* **What you are asked to do**
Transcribe the records below from the first line to the line that includes "solid_capstyle='round', zorder=4)", inclusive, and omit the pictures.

* **Given data**
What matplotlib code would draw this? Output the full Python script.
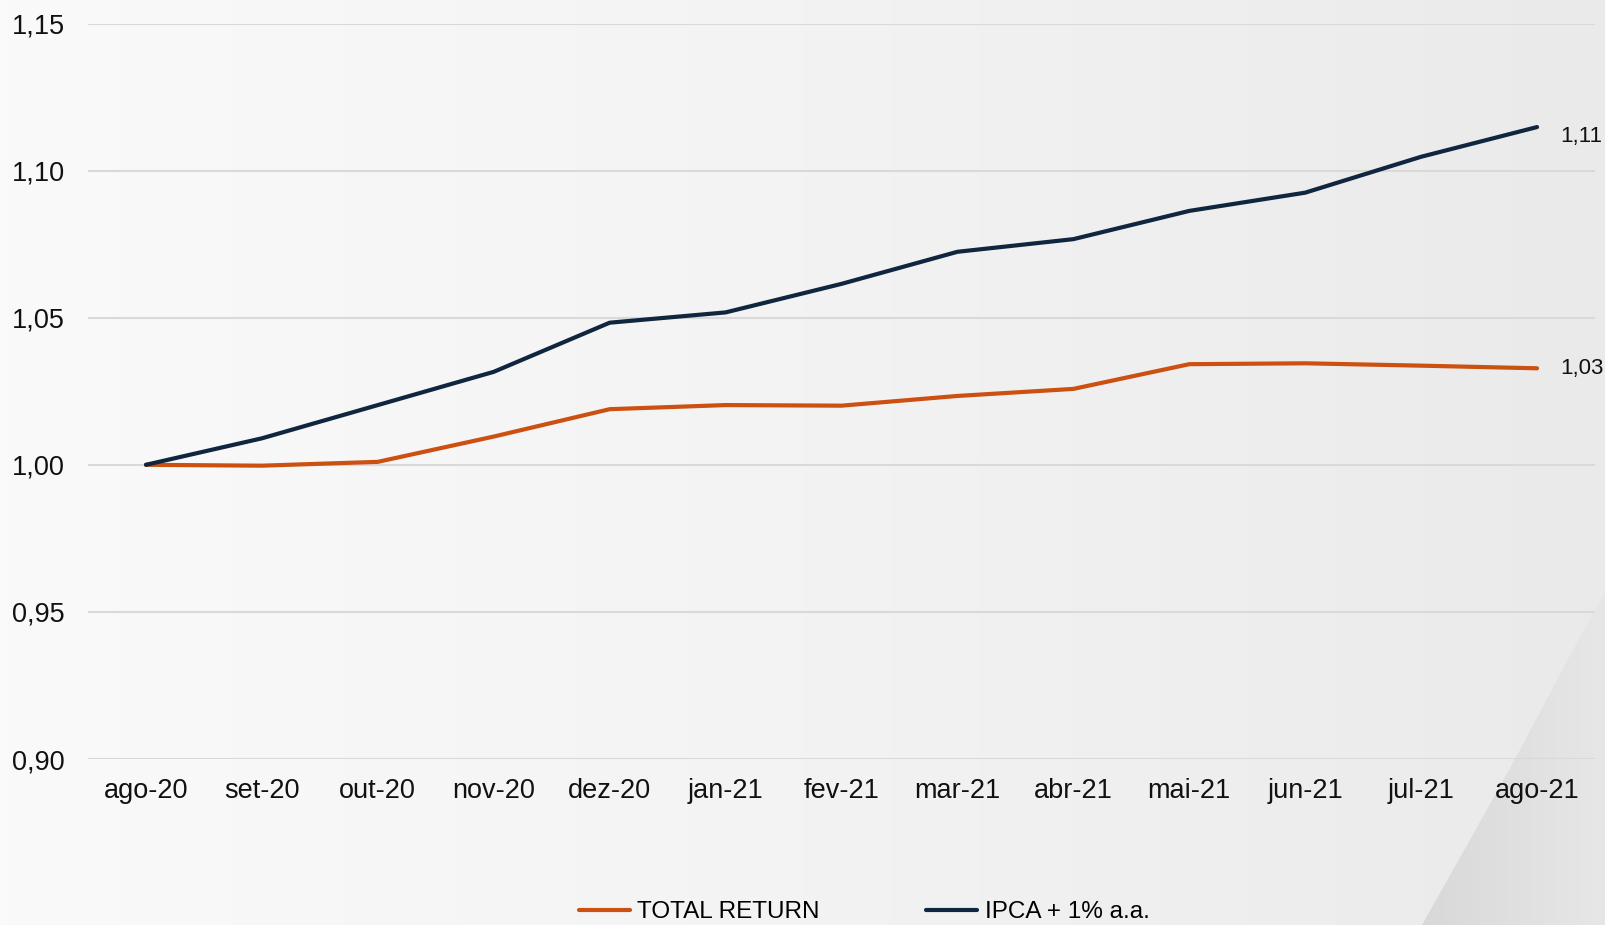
import numpy as np
import matplotlib
matplotlib.use("Agg")
import matplotlib.pyplot as plt
from matplotlib.patches import Polygon

plt.rcParams['font.family'] = ['Liberation Sans', 'DejaVu Sans']

meses = ['ago-20', 'set-20', 'out-20', 'nov-20', 'dez-20', 'jan-21', 'fev-21',
         'mar-21', 'abr-21', 'mai-21', 'jun-21', 'jul-21', 'ago-21']
total_return = [1.000, 0.9997, 1.001, 1.0096, 1.0189, 1.0203, 1.0201,
                1.0234, 1.0258, 1.0342, 1.0345, 1.0337, 1.0328]
ipca = [1.000, 1.009, 1.0203, 1.0316, 1.0483, 1.0518, 1.0615,
        1.0724, 1.0767, 1.0863, 1.0925, 1.1047, 1.1148]
yticks = [0.90, 0.95, 1.00, 1.05, 1.10, 1.15]

cor_laranja = '#CC5011'
cor_azul = '#10263F'

W, H = 1606, 925
fig = plt.figure(figsize=(W / 100, H / 100), dpi=100)

# fundo com degradê leve
bg = fig.add_axes([0, 0, 1, 1], zorder=-2)
grad = np.linspace(0, 1, 256).reshape(1, -1)
bg.imshow(grad, cmap=matplotlib.colors.LinearSegmentedColormap.from_list(
    'bg', ['#fafafa', '#f3f3f4', '#eaeaeb']), aspect='auto',
    extent=[0, W, 0, H], vmin=0, vmax=1)
# cunha cinza no canto inferior direito (borda levemente curva)
cunha = Polygon([[1606, H - 590], [1565, H - 665], [1520, H - 750],
                 [1470, H - 840], [1422, 0], [1606, 0]], closed=True,
                facecolor='none', edgecolor='none')
bg.add_patch(cunha)
grad2 = np.linspace(0, 1, 256).reshape(1, -1)
im = bg.imshow(grad2, cmap=matplotlib.colors.LinearSegmentedColormap.from_list(
    'cunha', ['#d8d8d9', '#e7e7e8']), aspect='auto',
    extent=[1420, W, 0, H], vmin=0, vmax=1)
im.set_clip_path(cunha)
bg.set_xlim(0, W)
bg.set_ylim(0, H)
bg.axis('off')

ax = fig.add_axes([88 / W, 1 - 759 / H, (1595 - 88) / W, (759 - 23.5) / H])
ax.patch.set_alpha(0)

x = np.arange(len(meses))
ax.plot(x, total_return, color=cor_laranja, lw=3.0, label='TOTAL RETURN',
        solid_capstyle='round', zorder=3)
ax.plot(x, ipca, color=cor_azul, lw=3.0, label='IPCA + 1% a.a.',
        solid_capstyle='round', zorder=4)

ax.annotate(f'{ipca[-1]:.2f}'.replace('.', ','), (x[-1], ipca[-1]),
            xytext=(17, -7), textcoords='offset points', va='center',
            ha='left', fontsize=16, color='#111111', annotation_clip=False)
ax.annotate(f'{total_return[-1]:.2f}'.replace('.', ','),
            (x[-1], total_return[-1]), xytext=(17, 0),
            textcoords='offset points', va='center', ha='left', fontsize=16,
            color='#111111', annotation_clip=False)

ax.set_xlim(-0.5, len(meses) - 0.5)
ax.set_ylim(0.90, 1.15)
ax.set_yticks(yticks)
ax.set_yticklabels([f'{v:.2f}'.replace('.', ',') for v in yticks])
ax.set_xticks(x)
ax.set_xticklabels(meses)
ax.tick_params(axis='both', length=0, labelsize=19.5, colors='#111111')
ax.tick_params(axis='y', pad=16.5)
ax.tick_params(axis='x', pad=13.5)
ax.grid(axis='y', color='#d9d9d9', lw=1.5)
ax.set_axisbelow(True)
for s in ax.spines.values():
    s.set_visible(False)

fig.legend(loc='center', bbox_to_anchor=(864 / W, 1 - 912 / H), ncol=2,
           frameon=False, fontsize=17.5, handlelength=2.1, handletextpad=0.3,
           columnspacing=4.4)

plt.savefig('out.png', dpi=100)
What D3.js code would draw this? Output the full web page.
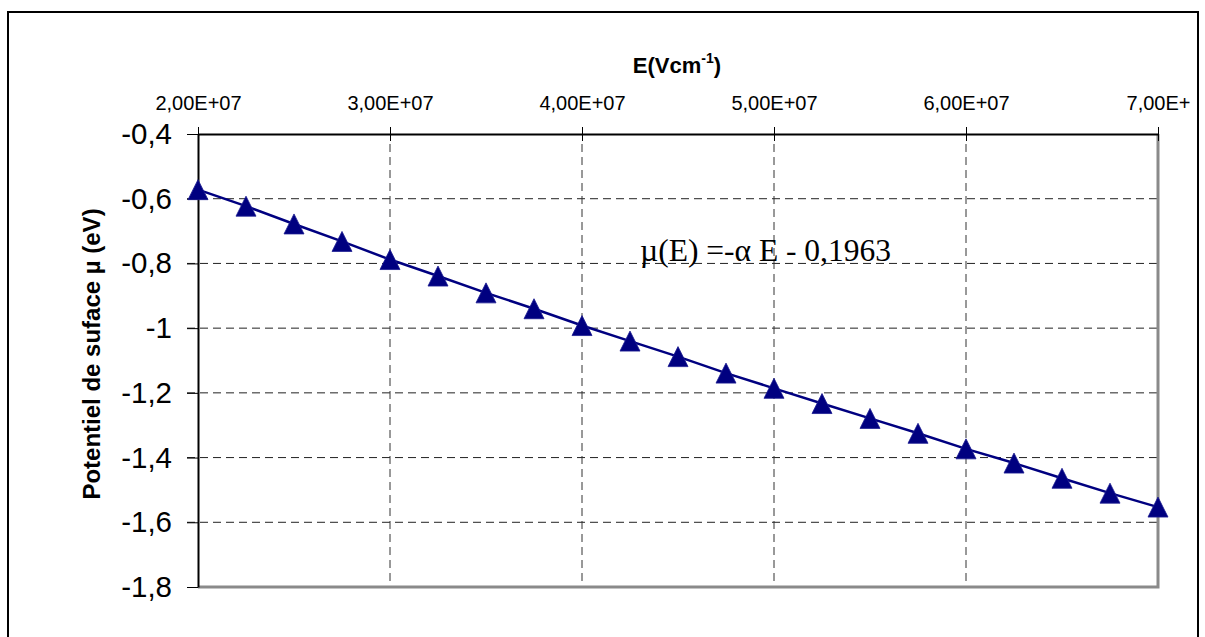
<!DOCTYPE html>
<html>
<head>
<meta charset="utf-8">
<script src="https://cdn.jsdelivr.net/npm/d3@7"></script>
<style>
  html, body { margin: 0; padding: 0; background: #fff; }
  svg { display: block; }
</style>
</head>
<body>
<svg id="chart" width="1205" height="637"></svg>
<script>
// Surface potential versus applied field
const fieldValues = [2.0e7, 2.25e7, 2.5e7, 2.75e7, 3.0e7, 3.25e7, 3.5e7, 3.75e7, 4.0e7, 4.25e7,
                     4.5e7, 4.75e7, 5.0e7, 5.25e7, 5.5e7, 5.75e7, 6.0e7, 6.25e7, 6.5e7, 6.75e7, 7.0e7];
const potentialValues = [-0.572, -0.623, -0.678, -0.732, -0.788, -0.839, -0.891, -0.940, -0.992, -1.040,
                         -1.088, -1.139, -1.186, -1.233, -1.279, -1.325, -1.373, -1.417, -1.464, -1.510, -1.553];
const xTickValues = [2e7, 3e7, 4e7, 5e7, 6e7, 7e7];
const xTickLabels = ["2,00E+07", "3,00E+07", "4,00E+07", "5,00E+07", "6,00E+07", "7,00E+"];
const yTickValues = [-0.4, -0.6, -0.8, -1.0, -1.2, -1.4, -1.6, -1.8];
const xTitle = "E(Vcm";
const xTitleSup = "-1";
const yTitle = "Potentiel de suface µ (eV)";
const equationText = "µ(E) =-α E - 0,1963";

const svg = d3.select("#chart");
const plot = { left: 198, right: 1158, top: 134, bottom: 587 };

const x = d3.scaleLinear().domain([2e7, 7e7]).range([plot.left, plot.right]);
const y = d3.scaleLinear().domain([-0.4, -1.8]).range([plot.top, plot.bottom]);

const frLocale = d3.formatLocale({ decimal: ",", thousands: " ", grouping: [3], currency: ["", ""], minus: "-" });
const yFmt = frLocale.format(".1~f");

// Outer frame
svg.append("rect")
  .attr("x", 8).attr("y", 12).attr("width", 1190).attr("height", 640)
  .attr("fill", "none").attr("stroke", "#000").attr("stroke-width", 2);

// Grid lines
const grid = svg.append("g");
grid.selectAll("line.h").data(yTickValues.filter(v => v !== -0.4 && v !== -1.8)).join("line")
  .attr("x1", plot.left - 11).attr("x2", plot.right)
  .attr("y1", d => y(d)).attr("y2", d => y(d))
  .attr("stroke", "#222").attr("stroke-width", 1).attr("stroke-dasharray", "8,5");
grid.selectAll("line.v").data(xTickValues.filter(v => v !== 2e7 && v !== 7e7)).join("line")
  .attr("x1", d => x(d)).attr("x2", d => x(d))
  .attr("y1", plot.top + 10).attr("y2", plot.bottom)
  .attr("stroke", "#333").attr("stroke-width", 1).attr("stroke-dasharray", "8,5");

// Right and bottom plot border
svg.append("path")
  .attr("d", `M${plot.right},${plot.top}V${plot.bottom}H${plot.left}`)
  .attr("fill", "none").attr("stroke", "#8a8a8a").attr("stroke-width", 3);

// Left axis
const yAxis = svg.append("g")
  .attr("transform", `translate(${plot.left},0)`)
  .call(d3.axisLeft(y).tickValues(yTickValues).tickFormat(yFmt).tickSize(11).tickSizeOuter(0).tickPadding(15));
yAxis.select(".domain").attr("stroke", "#000").attr("stroke-width", 2);
yAxis.selectAll(".tick line").attr("stroke", "#000").attr("stroke-width", 1);
yAxis.selectAll(".tick text")
  .attr("font-family", "Arial, 'Liberation Sans', sans-serif")
  .attr("font-size", 29.5).attr("fill", "#000");

// Top axis
const xAxis = svg.append("g")
  .attr("transform", `translate(0,${plot.top})`)
  .call(d3.axisTop(x).tickValues(xTickValues).tickFormat((d, i) => xTickLabels[i])
        .tickSize(7).tickSizeOuter(0).tickPadding(17));
xAxis.select(".domain").attr("stroke", "#000").attr("stroke-width", 2);
xAxis.selectAll(".tick line").attr("y1", 7).attr("stroke", "#000").attr("stroke-width", 1);
xAxis.selectAll(".tick text")
  .attr("font-family", "Arial, 'Liberation Sans', sans-serif")
  .attr("font-size", 20).attr("fill", "#000");

// Series line
const line = d3.line().x((d, i) => x(fieldValues[i])).y(d => y(d));
svg.append("path")
  .datum(potentialValues)
  .attr("d", line)
  .attr("fill", "none").attr("stroke", "#000080").attr("stroke-width", 2.5);

// Triangle markers
const boxTriangle = {
  draw(ctx, size) {
    const w = Math.sqrt(size);
    ctx.moveTo(0, -w / 2);
    ctx.lineTo(w / 2, w / 2);
    ctx.lineTo(-w / 2, w / 2);
    ctx.closePath();
  }
};
svg.append("g").selectAll("path").data(potentialValues).join("path")
  .attr("transform", (d, i) => `translate(${x(fieldValues[i])},${y(d)})`)
  .attr("d", d3.symbol().type(boxTriangle).size(20 * 20))
  .attr("fill", "#000080").attr("stroke", "#1a1a90").attr("stroke-width", 0.8);

// Axis titles
const xt = svg.append("text")
  .attr("x", 677).attr("y", 73)
  .attr("text-anchor", "middle")
  .attr("font-family", "Arial, 'Liberation Sans', sans-serif")
  .attr("font-weight", "bold").attr("font-size", 22).attr("fill", "#000");
xt.append("tspan").text(xTitle);
xt.append("tspan").attr("dy", -10).attr("font-size", 14).text(xTitleSup);
xt.append("tspan").attr("dy", 10).text(")");

svg.append("text")
  .attr("transform", `translate(100,354) rotate(-90)`)
  .attr("text-anchor", "middle")
  .attr("font-family", "Arial, 'Liberation Sans', sans-serif")
  .attr("font-weight", "bold").attr("font-size", 24).attr("fill", "#000")
  .text(yTitle);

// Fitted relation
svg.append("text")
  .attr("x", 640).attr("y", 261)
  .attr("font-family", "'Times New Roman', 'Liberation Serif', serif")
  .attr("font-size", 31.5).attr("fill", "#000")
  .text(equationText);
</script>
</body>
</html>
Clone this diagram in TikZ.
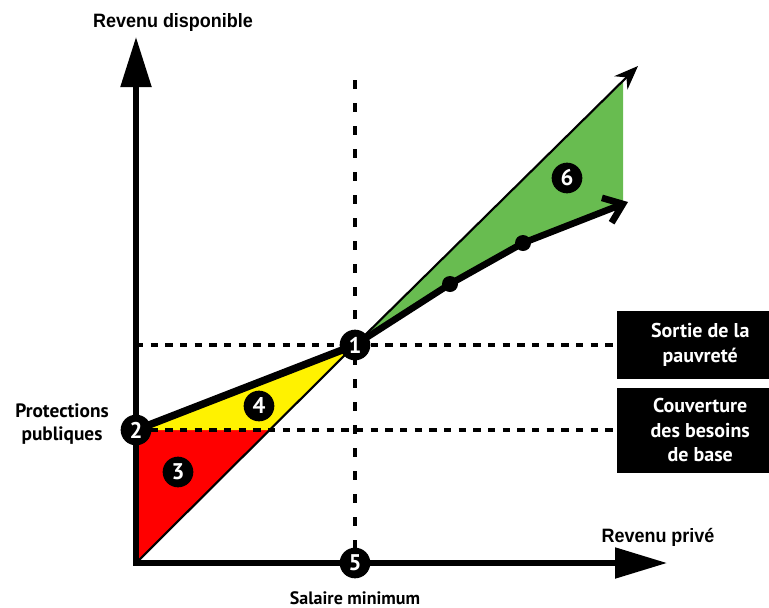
\documentclass[tikz,border=0pt]{standalone}
\usepackage{fontspec}
\setmainfont{Liberation Sans}
\newfontfamily\axfont[FakeStretch=0.93]{Liberation Sans}
\newfontfamily\lblfont{PT Sans}
\usetikzlibrary{arrows.meta}
\definecolor{gfill}{RGB}{104,188,80}
\tikzset{
  axislbl/.style={font=\axfont\bfseries\fontsize{14.5}{16}\selectfont, inner sep=0pt},
  sidelbl/.style={font=\lblfont\bfseries\fontsize{14.5}{17}\selectfont, inner sep=0pt, align=center},
  boxlbl/.style={fill=black, text=white, font=\lblfont\bfseries\fontsize{15}{18.5}\selectfont, align=center, minimum width=124.5pt, inner sep=0pt},
  numc/.style={circle, fill=black, text=white, minimum size=23pt, inner sep=0pt, font=\lblfont\bfseries\fontsize{17}{17}\selectfont},
  kdot/.style={circle, fill=black, minimum size=12pt, inner sep=0pt},
  hdash/.style={line width=2.5pt, dash pattern=on 5.5pt off 5.5pt},
  vdash/.style={line width=2.5pt, dash pattern=on 6.75pt off 10.5pt},
  axisln/.style={line width=3.9pt, line join=miter},
}
\begin{document}
\begin{tikzpicture}[x=0.75pt, y=-0.75pt]
\useasboundingbox (0,0) rectangle (769,608);
% key points
\coordinate (O) at (136,563);
\coordinate (ytop) at (136,37);
\coordinate (xend) at (667,563);
\coordinate (P1) at (355,345);
\coordinate (P2) at (136,430);
\coordinate (Q) at (270,430);
\coordinate (U) at (638,66);
\coordinate (G1) at (623,82);
\coordinate (G2) at (623,202);
\coordinate (D1) at (450,284);
\coordinate (D2) at (523,243);
\coordinate (L) at (628,202);
\coordinate (yA) at (136,345);
\coordinate (vtop) at (355,80);
% fills
\fill[red] (O) -- (P2) -- (Q) -- cycle;
\fill[yellow] (P2) -- (P1) -- (Q) -- cycle;
\fill[gfill] (P1) -- (G1) -- (G2) -- (D2) -- (D1) -- cycle;
% boxes
\node[boxlbl, minimum height=51pt, anchor=west] (B1) at (617,345) {Sortie de la\\pauvreté};
\node[boxlbl, minimum height=63.75pt, anchor=west] (B2) at (617,430) {Couverture\\des besoins\\de base};
% circle 5 position for dashed line
\coordinate (C5) at (355,563);
% dashed lines
\draw[hdash] (yA) -- (B1.west);
\draw[hdash] (P2) -- (B2.west);
\draw[vdash] (vtop) -- (C5);
% axes
\draw[axisln, {Triangle[length=37.5pt,width=22.5pt]}-{Triangle[length=39pt,width=22.5pt]}] (ytop) -- (O) -- (xend);
% diagonal
\draw[line width=1.6pt, -{Stealth[length=18pt,width=14pt]}] (O) -- (P1) -- (U);
% thick lines
\draw[line width=5.6pt, line cap=round] (P2) -- (P1);
\draw[line width=5pt, line join=round, -{Straight Barb[length=13pt,width=20pt]}] (P1) -- (D1) -- (D2) -- (L);
\node[kdot] (d1) at (D1) {};
\node[kdot] (d2) at (D2) {};
% numbered circles
\node[numc] (n1) at (P1) {1};
\node[numc] (n2) at (P2) {2};
\node[numc] (n3) at (178,472) {3};
\node[numc] (n4) at (259,406) {4};
\node[numc] (n5) at (C5) {5};
\node[numc] (n6) at (567,178) {6};
% labels
\node[axislbl] (ly) at (173,22) {Revenu disponible};
\node[axislbl] (lx) at (658,537) {Revenu privé};
\node[sidelbl] (lp) at (62,424) {Protections\\publiques};
\node[sidelbl, font=\lblfont\bfseries\fontsize{13.5}{16}\selectfont] (ls) at (355,598) {Salaire minimum};
\end{tikzpicture}
\end{document}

* **Answer to the problem**
What matplotlib code would draw this? Output the full Python script.
import numpy as np
import matplotlib
matplotlib.use("Agg")
import matplotlib.pyplot as plt
from matplotlib.patches import Polygon

plt.rcParams['font.family'] = ['Liberation Sans', 'DejaVu Sans']

meses = ['ago-20', 'set-20', 'out-20', 'nov-20', 'dez-20', 'jan-21', 'fev-21',
         'mar-21', 'abr-21', 'mai-21', 'jun-21', 'jul-21', 'ago-21']
total_return = [1.000, 0.9997, 1.001, 1.0096, 1.0189, 1.0203, 1.0201,
                1.0234, 1.0258, 1.0342, 1.0345, 1.0337, 1.0328]
ipca = [1.000, 1.009, 1.0203, 1.0316, 1.0483, 1.0518, 1.0615,
        1.0724, 1.0767, 1.0863, 1.0925, 1.1047, 1.1148]
yticks = [0.90, 0.95, 1.00, 1.05, 1.10, 1.15]

cor_laranja = '#CC5011'
cor_azul = '#10263F'

W, H = 1606, 925
fig = plt.figure(figsize=(W / 100, H / 100), dpi=100)

# fundo com degradê leve
bg = fig.add_axes([0, 0, 1, 1], zorder=-2)
grad = np.linspace(0, 1, 256).reshape(1, -1)
bg.imshow(grad, cmap=matplotlib.colors.LinearSegmentedColormap.from_list(
    'bg', ['#fafafa', '#f3f3f4', '#eaeaeb']), aspect='auto',
    extent=[0, W, 0, H], vmin=0, vmax=1)
# cunha cinza no canto inferior direito (borda levemente curva)
cunha = Polygon([[1606, H - 590], [1565, H - 665], [1520, H - 750],
                 [1470, H - 840], [1422, 0], [1606, 0]], closed=True,
                facecolor='none', edgecolor='none')
bg.add_patch(cunha)
grad2 = np.linspace(0, 1, 256).reshape(1, -1)
im = bg.imshow(grad2, cmap=matplotlib.colors.LinearSegmentedColormap.from_list(
    'cunha', ['#d8d8d9', '#e7e7e8']), aspect='auto',
    extent=[1420, W, 0, H], vmin=0, vmax=1)
im.set_clip_path(cunha)
bg.set_xlim(0, W)
bg.set_ylim(0, H)
bg.axis('off')

ax = fig.add_axes([88 / W, 1 - 759 / H, (1595 - 88) / W, (759 - 23.5) / H])
ax.patch.set_alpha(0)

x = np.arange(len(meses))
ax.plot(x, total_return, color=cor_laranja, lw=3.0, label='TOTAL RETURN',
        solid_capstyle='round', zorder=3)
ax.plot(x, ipca, color=cor_azul, lw=3.0, label='IPCA + 1% a.a.',
        solid_capstyle='round', zorder=4)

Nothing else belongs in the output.